On the hearing of the appeal SFE submitted that declaratory relief should not have been granted.
A declaration should not be made for the purpose of answering hypothetical questions or giving advice on a proposed course of action: University of New South Wales v Moorehouse (1975) 133 CLR 1 at 10; 6 ALR 193 (Gibbs J); Ainsworth v Criminal Justice Commission (1992) 175 CLR 564 at 581-2; 106 ALR 11 (Mason CJ, Dawson Toohey and Gaudron JJ). It will be recalled that ASX has not yet established the market in question.
For three particular reasons, the declaration is inappropriate in this case. First, its terms involve the difficulty of distinguishing between those Business Rules which do and those which do not regulate LEPOs. Yet if the declaration refers to the entirety of the Business Rules, it is of utility only for as long as they remain unchanged in any respect - a situation which ASX itself would scarcely welcome. Secondly, although some of the amendments to the ASX Business Rules intended to regulate LEPOs have been allowed by the Attorney-General pursuant to s 774 of the Law, others have not yet reached that stage. Thirdly, ASX was not able to point to any problem which might be likely to arise for it, if, SFE being refused relief on its application, ASX was refused the declaration sought in its cross-claim.

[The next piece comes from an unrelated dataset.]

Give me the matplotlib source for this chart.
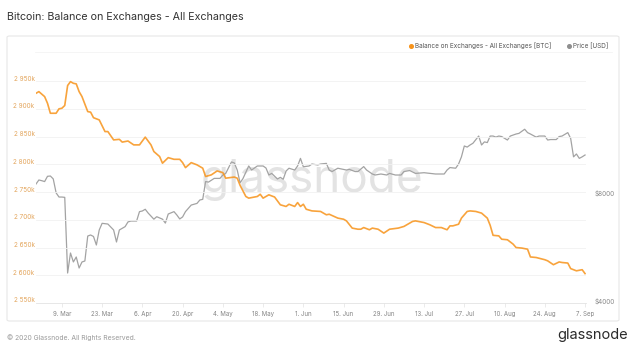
import matplotlib
matplotlib.use('Agg')
import matplotlib.pyplot as plt
import pandas as pd
from matplotlib.patches import FancyBboxPatch
from matplotlib.transforms import ScaledTranslation
from matplotlib.lines import Line2D

# ---------------- data ----------------
bal_dates = ['2020-02-29','2020-03-01','2020-03-03','2020-03-04','2020-03-05','2020-03-07','2020-03-08','2020-03-09',
             '2020-03-10','2020-03-11','2020-03-12','2020-03-13','2020-03-14','2020-03-15','2020-03-16','2020-03-18',
             '2020-03-19','2020-03-20','2020-03-22','2020-03-24','2020-03-25','2020-03-27','2020-03-29','2020-03-30',
             '2020-04-01','2020-04-03','2020-04-05','2020-04-07','2020-04-09','2020-04-10','2020-04-12','2020-04-13',
             '2020-04-15','2020-04-17','2020-04-19','2020-04-20','2020-04-21','2020-04-23','2020-04-25','2020-04-27',
             '2020-04-28','2020-04-30','2020-05-02','2020-05-04','2020-05-05','2020-05-08','2020-05-09','2020-05-10',
             '2020-05-12','2020-05-13','2020-05-16','2020-05-17','2020-05-18','2020-05-20','2020-05-22','2020-05-24',
             '2020-05-26','2020-05-27','2020-05-29','2020-05-30','2020-05-31','2020-06-01','2020-06-02','2020-06-04',
             '2020-06-07','2020-06-09','2020-06-10','2020-06-13','2020-06-15','2020-06-16','2020-06-18','2020-06-20',
             '2020-06-21','2020-06-22','2020-06-24','2020-06-25','2020-06-27','2020-06-29','2020-07-01','2020-07-04',
             '2020-07-06','2020-07-09','2020-07-10','2020-07-13','2020-07-15','2020-07-17','2020-07-19','2020-07-21',
             '2020-07-22','2020-07-23','2020-07-25','2020-07-26','2020-07-28','2020-07-29','2020-07-31','2020-08-02',
             '2020-08-04','2020-08-05','2020-08-06','2020-08-08','2020-08-09','2020-08-11','2020-08-13','2020-08-14',
             '2020-08-16','2020-08-18','2020-08-19','2020-08-21','2020-08-24','2020-08-25','2020-08-27','2020-08-29',
             '2020-08-30','2020-09-01','2020-09-02','2020-09-04','2020-09-06','2020-09-07']
bal_values = [2928,2931,2922,2910,2892,2892,2900,2901,
              2906,2942,2949,2946,2945,2931,2922,2895,
              2894,2884,2880,2859,2859,2844,2845,2840,
              2842,2835,2835,2849,2835,2823,2814,2802,
              2812,2809,2809,2803,2794,2803,2799,2793,
              2778,2781,2788,2785,2775,2777,2775,2762,
              2742,2739,2742,2746,2739,2745,2741,2727,
              2724,2728,2724,2731,2724,2728,2719,2716,
              2715,2709,2710,2703,2701,2698,2685,2683,
              2683,2686,2682,2685,2683,2676,2683,2685,
              2688,2697,2698,2695,2691,2686,2686,2682,
              2689,2689,2692,2703,2715,2716,2715,2712,
              2703,2690,2672,2671,2665,2664,2656,2650,
              2649,2647,2633,2632,2628,2626,2619,2624,
              2623,2622,2612,2608,2610,2603]

price_dates = ['2020-02-29','2020-03-01','2020-03-02','2020-03-03','2020-03-04','2020-03-05','2020-03-06','2020-03-07',
               '2020-03-08','2020-03-09','2020-03-10','2020-03-11','2020-03-12','2020-03-13','2020-03-14','2020-03-15',
               '2020-03-16','2020-03-17','2020-03-18','2020-03-19','2020-03-20','2020-03-21','2020-03-22','2020-03-23',
               '2020-03-25','2020-03-27','2020-03-28','2020-03-29','2020-03-31','2020-04-01','2020-04-02','2020-04-04',
               '2020-04-05','2020-04-06','2020-04-07','2020-04-08','2020-04-10','2020-04-11','2020-04-13','2020-04-14',
               '2020-04-15','2020-04-17','2020-04-18','2020-04-19','2020-04-20','2020-04-21','2020-04-23','2020-04-25',
               '2020-04-26','2020-04-27','2020-04-28','2020-04-29','2020-05-01','2020-05-02','2020-05-03','2020-05-04',
               '2020-05-05','2020-05-07','2020-05-08','2020-05-09','2020-05-10','2020-05-11','2020-05-13','2020-05-14',
               '2020-05-16','2020-05-18','2020-05-19','2020-05-20','2020-05-21','2020-05-23','2020-05-24','2020-05-25',
               '2020-05-26','2020-05-27','2020-05-29','2020-05-30','2020-05-31','2020-06-01','2020-06-03','2020-06-04',
               '2020-06-06','2020-06-07','2020-06-09','2020-06-10','2020-06-11','2020-06-13','2020-06-16','2020-06-17',
               '2020-06-19','2020-06-20','2020-06-22','2020-06-23','2020-06-25','2020-06-26','2020-06-28','2020-06-30',
               '2020-07-01','2020-07-03','2020-07-05','2020-07-06','2020-07-08','2020-07-10','2020-07-13','2020-07-15',
               '2020-07-17','2020-07-20','2020-07-21','2020-07-22','2020-07-24','2020-07-25','2020-07-26','2020-07-27',
               '2020-07-28','2020-07-29','2020-07-30','2020-08-01','2020-08-02','2020-08-03','2020-08-04','2020-08-05',
               '2020-08-06','2020-08-07','2020-08-08','2020-08-09','2020-08-11','2020-08-12','2020-08-14','2020-08-15',
               '2020-08-17','2020-08-18','2020-08-19','2020-08-21','2020-08-22','2020-08-24','2020-08-25','2020-08-26',
               '2020-08-28','2020-08-29','2020-08-30','2020-09-01','2020-09-02','2020-09-03','2020-09-04','2020-09-05',
               '2020-09-06','2020-09-07']
price_values = [8585,8809,8770,8720,9020,9037,8870,8110,
                7896,7896,7880,4849,5513,5205,5374,5007,
                5205,5237,6148,6189,6130,5804,6391,6670,
                6640,6391,5917,6391,6530,6730,6770,6770,
                7190,7220,7300,7127,6850,6960,6850,6680,
                7081,7190,7036,6860,6950,7190,7500,7580,
                7748,7780,8720,8690,8900,8900,8900,9095,
                9190,9890,9823,9390,8650,8890,9637,9390,
                9637,9637,9514,9095,9190,8865,8960,8850,
                9330,9500,9390,9637,10120,9590,9637,9760,
                9700,9760,9800,9390,9300,9500,9390,9430,
                9300,9300,9600,9390,9154,9095,9154,9095,
                9190,9095,9095,9300,9360,9190,9230,9190,
                9154,9154,9390,9540,9500,9760,10220,10958,
                10880,11028,11150,11680,11028,11250,11200,11680,
                11680,11600,11680,11640,11385,11680,11833,11880,
                12200,11940,11833,11600,11680,11680,11385,11420,
                11420,11640,11680,11940,11500,10220,10409,10120,
                10220,10342]

x_tick_dates = ['2020-03-09','2020-03-23','2020-04-06','2020-04-20','2020-05-04','2020-05-18','2020-06-01',
                '2020-06-15','2020-06-29','2020-07-13','2020-07-27','2020-08-10','2020-08-24','2020-09-07']
x_tick_labels = ['9. Mar','23. Mar','6. Apr','20. Apr','4. May','18. May','1. Jun',
                 '15. Jun','29. Jun','13. Jul','27. Jul','10. Aug','24. Aug','7. Sep']
y_left_ticks = [2550, 2600, 2650, 2700, 2750, 2800, 2850, 2900, 2950]
y_left_labels = ['2 550k','2 600k','2 650k','2 700k','2 750k','2 800k','2 850k','2 900k','2 950k']
y_right_ticks = [4000, 8000]
y_right_labels = ['$4000', '$8000']

title_text = 'Bitcoin: Balance on Exchanges - All Exchanges'
legend_bal = 'Balance on Exchanges - All Exchanges [BTC]'
legend_price = 'Price [USD]'

# ---------------- style ----------------
ORANGE = '#f7931a'
GRAY = '#a3a3a3'
plt.rcParams['font.family'] = ['Inter', 'DejaVu Sans']

W, H = 641, 352
fig = plt.figure(figsize=(W / 100, H / 100), dpi=100)
fig.patch.set_facecolor('white')

def fx(x):
    return x / W

def fy(y):
    return 1 - y / H

# outer card
card = FancyBboxPatch((fx(7), fy(321)), fx(619) - fx(7), fy(36) - fy(321),
                      boxstyle='round,pad=0,rounding_size=0.004', transform=fig.transFigure,
                      facecolor='white', edgecolor='#e7e7e7', linewidth=0.8, zorder=-5)
fig.patches.append(card)
fig.add_artist(Line2D([fx(35), fx(612)], [fy(52), fy(52)], transform=fig.transFigure,
                      color='#f4f4f4', lw=0.6, zorder=-4))

ax = fig.add_axes([fx(36), fy(303), fx(586) - fx(36), fy(60) - fy(303)])
ax2 = ax.twinx()
ax.set_zorder(ax2.get_zorder() + 1)
ax.patch.set_visible(False)
ax2.patch.set_visible(False)

bd = pd.to_datetime(bal_dates)
pdts = pd.to_datetime(price_dates)

ax2.plot(pdts, price_values, color=GRAY, lw=0.9, solid_joinstyle='round')
ax.plot(bd, bal_values, color=ORANGE, lw=1.2, alpha=0.85, solid_joinstyle='round')

ax.set_xlim(pd.Timestamp('2020-02-29'), pd.Timestamp('2020-09-07 08:00'))
ax.set_ylim(2550, 2988)
ax2.set_yscale('log')
ax2.set_ylim(4000, 19027)

# grid
ax.set_yticks(y_left_ticks)
ax.set_yticklabels(y_left_labels)
ax.grid(axis='y', color='#f1f1f1', lw=0.6)
ax.grid(axis='x', visible=False)
ax.tick_params(axis='y', length=0, pad=1, labelsize=4.6, labelcolor='#e3a55c')
for lab in ax.get_yticklabels():
    lab.set_transform(lab.get_transform() + ScaledTranslation(0, 3 / 100, fig.dpi_scale_trans))

ax2.yaxis.set_minor_locator(matplotlib.ticker.NullLocator())
ax2.set_yticks(y_right_ticks)
ax2.set_yticklabels(y_right_labels)
ax2.tick_params(axis='y', length=0, pad=6, labelsize=4.6, labelcolor='#8a8a8a')
for lab in ax2.get_yticklabels():
    lab.set_transform(lab.get_transform() + ScaledTranslation(0, 2.5 / 100, fig.dpi_scale_trans))

ax.set_xticks(pd.to_datetime(x_tick_dates))
ax.set_xticklabels(x_tick_labels)
ax.tick_params(axis='x', length=3, width=0.5, color='#e3e3e3', pad=3, labelsize=4.4, labelcolor='#858585')

for a in (ax, ax2):
    for s in ('top', 'left', 'right'):
        a.spines[s].set_visible(False)
ax.spines['bottom'].set_color('#e3e3e3')
ax.spines['bottom'].set_linewidth(0.6)
ax2.spines['bottom'].set_visible(False)

# watermark
fig.text(fx(312), fy(180), 'glassnode', ha='center', va='center', fontsize=33,
         color='#e3e3e3', zorder=-3)

# title
fig.text(fx(7), fy(17), title_text, ha='left', va='center', fontsize=7.7, color='#333333')

# legend
fig.add_artist(Line2D([fx(411)], [fy(46)], transform=fig.transFigure, marker='o', ms=2.6,
                      color=ORANGE, lw=0))
fig.text(fx(415), fy(46), legend_bal, ha='left', va='center', fontsize=4.6, color='#555555')
fig.add_artist(Line2D([fx(569)], [fy(46)], transform=fig.transFigure, marker='o', ms=2.6,
                      color='#8f8f8f', lw=0))
fig.text(fx(573), fy(46), legend_price, ha='left', va='center', fontsize=4.6, color='#555555')

# footer
fig.text(fx(7), fy(338), '\u00a9 2020 Glassnode. All Rights Reserved.', ha='left', va='center',
         fontsize=4.9, color='#9a9a9a')
fig.text(fx(628), fy(335), 'glassnode', ha='right', va='center', fontsize=10.5, color='#2b2b2b')

fig.savefig('out.png', dpi=100)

In my view, the declaration is inappropriate.
As I noted above, before the trial judge SFE did not oppose the makinq of the declaration. On the appeal, it made only brief submissions as to why the declaration should not stand and they were made only in response to the raising of the issue by the court. There should be no special order as to the costs of the cross-claim or of SFE's appeal in so far as it related to the cross-claim.